* What you need to do: Repeat the material verbatim and drop the pictures.
[start]
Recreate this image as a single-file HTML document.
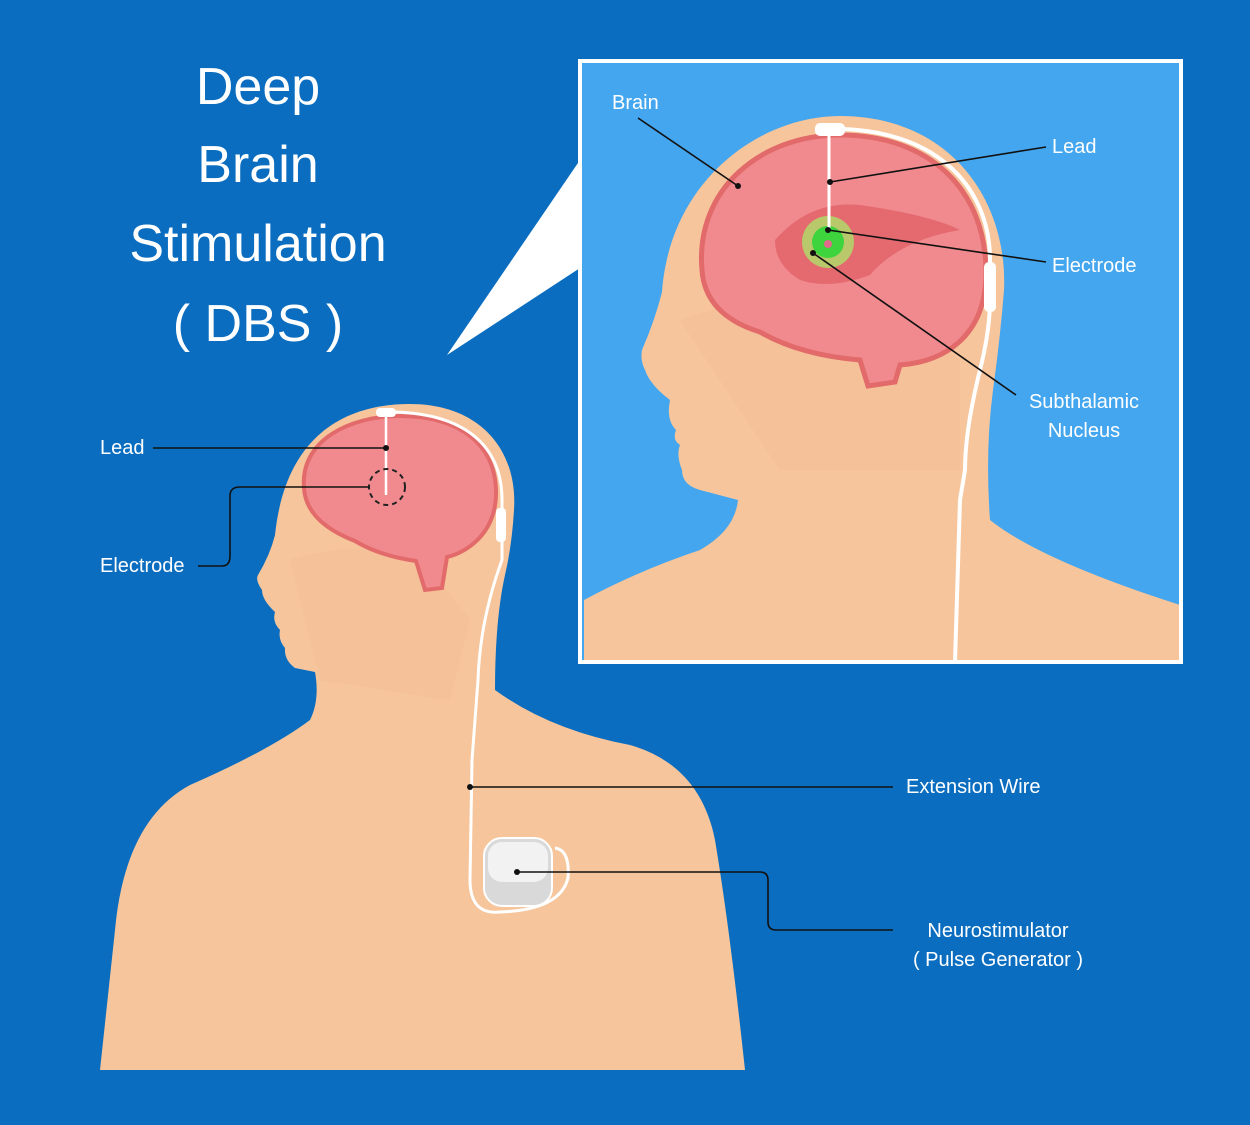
<!DOCTYPE html>
<html><head><meta charset="utf-8"><style>
html,body{margin:0;padding:0;background:#0a6dbf;}
svg{display:block}
text{font-family:"Liberation Sans",sans-serif;fill:#fff}
</style></head><body>
<svg width="1250" height="1125" viewBox="0 0 1250 1125" xmlns="http://www.w3.org/2000/svg">
<rect width="1250" height="1125" fill="#0a6dbf"/>
<!-- title -->
<g font-size="52" text-anchor="middle">
<text x="258" y="104">Deep</text>
<text x="258" y="182">Brain</text>
<text x="258" y="261">Stimulation</text>
<text x="258" y="341">( DBS )</text>
</g>
<!-- callout -->
<polygon points="580,160 580,268 447,355" fill="#fff"/>
<!-- inset -->
<rect x="580" y="61" width="601" height="601" fill="#44a6ee" stroke="#fff" stroke-width="4"/>
<clipPath id="ic"><rect x="582" y="63" width="597" height="597"/></clipPath>
<g clip-path="url(#ic)">
<path d="M584 600 Q640 570 700 550 Q735 530 738 500 L700 490 Q682 485 682 470 Q676 455 680 445 Q672 440 676 430 Q666 420 670 400 Q650 385 645 370 Q640 360 642 350 Q655 320 662 292 C670 180 760 116 840 116 C950 116 1008 200 1004 290 Q1000 340 993 390 Q985 450 990 520 Q1040 560 1180 605 L1180 662 L584 662 Z" fill="#f6c59b"/>
<path d="M680 320 Q760 290 880 300 L960 360 L960 470 L780 470 Z" fill="#f0b892" opacity="0.3"/>
<path d="M702 270 C695 190 760 135 840 135 C930 135 985 190 986 270 C987 340 940 362 900 365 L895 382 L868 386 L860 360 Q800 355 760 332 Q705 315 702 270 Z" fill="#f08a8e" stroke="#e26a6a" stroke-width="5"/>
<path d="M775 240 Q810 200 860 205 Q930 215 960 230 Q900 240 870 275 Q830 290 800 280 Q775 265 775 240Z" fill="#e56a70"/>
<circle cx="828" cy="242" r="26" fill="#b8c86a"/>
<circle cx="828" cy="242" r="16" fill="#3dd43d"/>
<circle cx="828" cy="244" r="4" fill="#e06a8a"/>
<line x1="829" y1="132" x2="829" y2="230" stroke="#fff" stroke-width="3"/>
<rect x="815" y="123" width="30" height="13" rx="5" fill="#fff"/>
<path d="M842 129 C940 132 990 190 990 260 L990 300 Q990 330 980 370 Q965 430 965 470 L960 500 L955 662" fill="none" stroke="#fff" stroke-width="4"/>
<rect x="984" y="262" width="12" height="50" rx="5" fill="#fff"/>
</g>
<!-- inset labels -->
<g font-size="20">
<text x="612" y="109">Brain</text>
<text x="1052" y="153">Lead</text>
<text x="1052" y="272">Electrode</text>
<text x="1084" y="408" text-anchor="middle">Subthalamic</text>
<text x="1084" y="437" text-anchor="middle">Nucleus</text>
</g>
<g stroke="#111" stroke-width="1.6" fill="none">
<line x1="638" y1="118" x2="738" y2="186"/>
<line x1="830" y1="182" x2="1046" y2="147"/>
<line x1="828" y1="230" x2="1046" y2="262"/>
<line x1="813" y1="253" x2="1016" y2="395"/>
</g>
<g fill="#111"><circle cx="738" cy="186" r="3"/><circle cx="830" cy="182" r="3"/><circle cx="828" cy="230" r="3"/><circle cx="813" cy="253" r="3"/></g>
<!-- main body -->
<path d="M100 1070 L115 930 Q125 820 190 785 Q270 750 310 720 Q320 700 315 672 L295 668 Q284 660 285 648 Q278 640 280 630 Q272 622 275 612 Q262 600 262 590 Q255 580 258 575 Q270 555 275 535 C285 440 340 404 410 404 C480 404 518 450 514 510 Q512 545 505 575 Q495 620 495 690 Q550 730 630 745 Q700 765 715 840 Q730 930 745 1070 Z" fill="#f6c59b"/>
<path d="M290 560 Q350 540 420 555 L470 620 L450 700 L320 680 Z" fill="#f0b892" opacity="0.3"/>
<path d="M304 488 C300 440 350 416 400 416 C460 416 497 445 496 495 C495 535 465 553 447 557 L442 588 L425 590 L416 561 Q380 556 355 541 Q306 522 304 488Z" fill="#f08a8e" stroke="#e26a6a" stroke-width="4"/>
<line x1="386" y1="415" x2="386" y2="495" stroke="#fff" stroke-width="2.5"/>
<rect x="376" y="408" width="20" height="9" rx="4" fill="#fff"/>
<circle cx="387" cy="487" r="18" fill="none" stroke="#222" stroke-width="2" stroke-dasharray="5,4"/>
<path d="M394 412 C470 414 502 450 502 500 L502 560 Q480 620 478 680 L472 760 L470 880 Q470 915 500 912 Q560 910 568 878 Q570 850 555 848" fill="none" stroke="#fff" stroke-width="3"/>
<rect x="496" y="508" width="10" height="34" rx="4" fill="#fff"/>
<!-- device -->
<rect x="484" y="838" width="68" height="68" rx="18" fill="#d9d9d9" stroke="#fff" stroke-width="2"/>
<rect x="488" y="842" width="60" height="40" rx="14" fill="#f2f2f2"/>
<!-- main labels -->
<g font-size="20">
<text x="100" y="454">Lead</text>
<text x="100" y="572">Electrode</text>
<text x="906" y="793">Extension Wire</text>
<text x="998" y="937" text-anchor="middle">Neurostimulator</text>
<text x="998" y="966" text-anchor="middle">( Pulse Generator )</text>
</g>
<g stroke="#111" stroke-width="1.6" fill="none">
<line x1="153" y1="448" x2="386" y2="448"/>
<path d="M198 566 L222 566 Q230 566 230 556 L230 496 Q230 487 240 487 L369 487"/>
<line x1="470" y1="787" x2="893" y2="787"/>
<path d="M517 872 L760 872 Q768 872 768 880 L768 922 Q768 930 776 930 L893 930"/>
</g>
<g fill="#111"><circle cx="386" cy="448" r="3"/><circle cx="470" cy="787" r="3"/><circle cx="517" cy="872" r="3"/></g>
</svg>
</body></html>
[end]
* Solution for this exercise:
Recreate this image as a single-file HTML document.
<!DOCTYPE html>
<html><head><meta charset="utf-8"><style>
html,body{margin:0;padding:0;background:#0a6dbf;}
svg{display:block}
text{font-family:"Liberation Sans",sans-serif;fill:#fff}
</style></head><body>
<svg width="1250" height="1125" viewBox="0 0 1250 1125" xmlns="http://www.w3.org/2000/svg">
<rect width="1250" height="1125" fill="#0a6dbf"/>
<!-- title -->
<g font-size="52" text-anchor="middle">
<text x="258" y="104">Deep</text>
<text x="258" y="182">Brain</text>
<text x="258" y="261">Stimulation</text>
<text x="258" y="341">( DBS )</text>
</g>
<!-- callout -->
<polygon points="580,160 580,268 447,355" fill="#fff"/>
<!-- inset -->
<rect x="580" y="61" width="601" height="601" fill="#44a6ee" stroke="#fff" stroke-width="4"/>
<clipPath id="ic"><rect x="582" y="63" width="597" height="597"/></clipPath>
<g clip-path="url(#ic)">
<path d="M584 600 Q640 570 700 550 Q735 530 738 500 L700 490 Q682 485 682 470 Q676 455 680 445 Q672 440 676 430 Q666 420 670 400 Q650 385 645 370 Q640 360 642 350 Q655 320 662 292 C670 180 760 116 840 116 C950 116 1008 200 1004 290 Q1000 340 993 390 Q985 450 990 520 Q1040 560 1180 605 L1180 662 L584 662 Z" fill="#f6c59b"/>
<path d="M680 320 Q760 290 880 300 L960 360 L960 470 L780 470 Z" fill="#f0b892" opacity="0.3"/>
<path d="M702 270 C695 190 760 135 840 135 C930 135 985 190 986 270 C987 340 940 362 900 365 L895 382 L868 386 L860 360 Q800 355 760 332 Q705 315 702 270 Z" fill="#f08a8e" stroke="#e26a6a" stroke-width="5"/>
<path d="M775 240 Q810 200 860 205 Q930 215 960 230 Q900 240 870 275 Q830 290 800 280 Q775 265 775 240Z" fill="#e56a70"/>
<circle cx="828" cy="242" r="26" fill="#b8c86a"/>
<circle cx="828" cy="242" r="16" fill="#3dd43d"/>
<circle cx="828" cy="244" r="4" fill="#e06a8a"/>
<line x1="829" y1="132" x2="829" y2="230" stroke="#fff" stroke-width="3"/>
<rect x="815" y="123" width="30" height="13" rx="5" fill="#fff"/>
<path d="M842 129 C940 132 990 190 990 260 L990 300 Q990 330 980 370 Q965 430 965 470 L960 500 L955 662" fill="none" stroke="#fff" stroke-width="4"/>
<rect x="984" y="262" width="12" height="50" rx="5" fill="#fff"/>
</g>
<!-- inset labels -->
<g font-size="20">
<text x="612" y="109">Brain</text>
<text x="1052" y="153">Lead</text>
<text x="1052" y="272">Electrode</text>
<text x="1084" y="408" text-anchor="middle">Subthalamic</text>
<text x="1084" y="437" text-anchor="middle">Nucleus</text>
</g>
<g stroke="#111" stroke-width="1.6" fill="none">
<line x1="638" y1="118" x2="738" y2="186"/>
<line x1="830" y1="182" x2="1046" y2="147"/>
<line x1="828" y1="230" x2="1046" y2="262"/>
<line x1="813" y1="253" x2="1016" y2="395"/>
</g>
<g fill="#111"><circle cx="738" cy="186" r="3"/><circle cx="830" cy="182" r="3"/><circle cx="828" cy="230" r="3"/><circle cx="813" cy="253" r="3"/></g>
<!-- main body -->
<path d="M100 1070 L115 930 Q125 820 190 785 Q270 750 310 720 Q320 700 315 672 L295 668 Q284 660 285 648 Q278 640 280 630 Q272 622 275 612 Q262 600 262 590 Q255 580 258 575 Q270 555 275 535 C285 440 340 404 410 404 C480 404 518 450 514 510 Q512 545 505 575 Q495 620 495 690 Q550 730 630 745 Q700 765 715 840 Q730 930 745 1070 Z" fill="#f6c59b"/>
<path d="M290 560 Q350 540 420 555 L470 620 L450 700 L320 680 Z" fill="#f0b892" opacity="0.3"/>
<path d="M304 488 C300 440 350 416 400 416 C460 416 497 445 496 495 C495 535 465 553 447 557 L442 588 L425 590 L416 561 Q380 556 355 541 Q306 522 304 488Z" fill="#f08a8e" stroke="#e26a6a" stroke-width="4"/>
<line x1="386" y1="415" x2="386" y2="495" stroke="#fff" stroke-width="2.5"/>
<rect x="376" y="408" width="20" height="9" rx="4" fill="#fff"/>
<circle cx="387" cy="487" r="18" fill="none" stroke="#222" stroke-width="2" stroke-dasharray="5,4"/>
<path d="M394 412 C470 414 502 450 502 500 L502 560 Q480 620 478 680 L472 760 L470 880 Q470 915 500 912 Q560 910 568 878 Q570 850 555 848" fill="none" stroke="#fff" stroke-width="3"/>
<rect x="496" y="508" width="10" height="34" rx="4" fill="#fff"/>
<!-- device -->
<rect x="484" y="838" width="68" height="68" rx="18" fill="#d9d9d9" stroke="#fff" stroke-width="2"/>
<rect x="488" y="842" width="60" height="40" rx="14" fill="#f2f2f2"/>
<!-- main labels -->
<g font-size="20">
<text x="100" y="454">Lead</text>
<text x="100" y="572">Electrode</text>
<text x="906" y="793">Extension Wire</text>
<text x="998" y="937" text-anchor="middle">Neurostimulator</text>
<text x="998" y="966" text-anchor="middle">( Pulse Generator )</text>
</g>
<g stroke="#111" stroke-width="1.6" fill="none">
<line x1="153" y1="448" x2="386" y2="448"/>
<path d="M198 566 L222 566 Q230 566 230 556 L230 496 Q230 487 240 487 L369 487"/>
<line x1="470" y1="787" x2="893" y2="787"/>
<path d="M517 872 L760 872 Q768 872 768 880 L768 922 Q768 930 776 930 L893 930"/>
</g>
<g fill="#111"><circle cx="386" cy="448" r="3"/><circle cx="470" cy="787" r="3"/><circle cx="517" cy="872" r="3"/></g>
</svg>
</body></html>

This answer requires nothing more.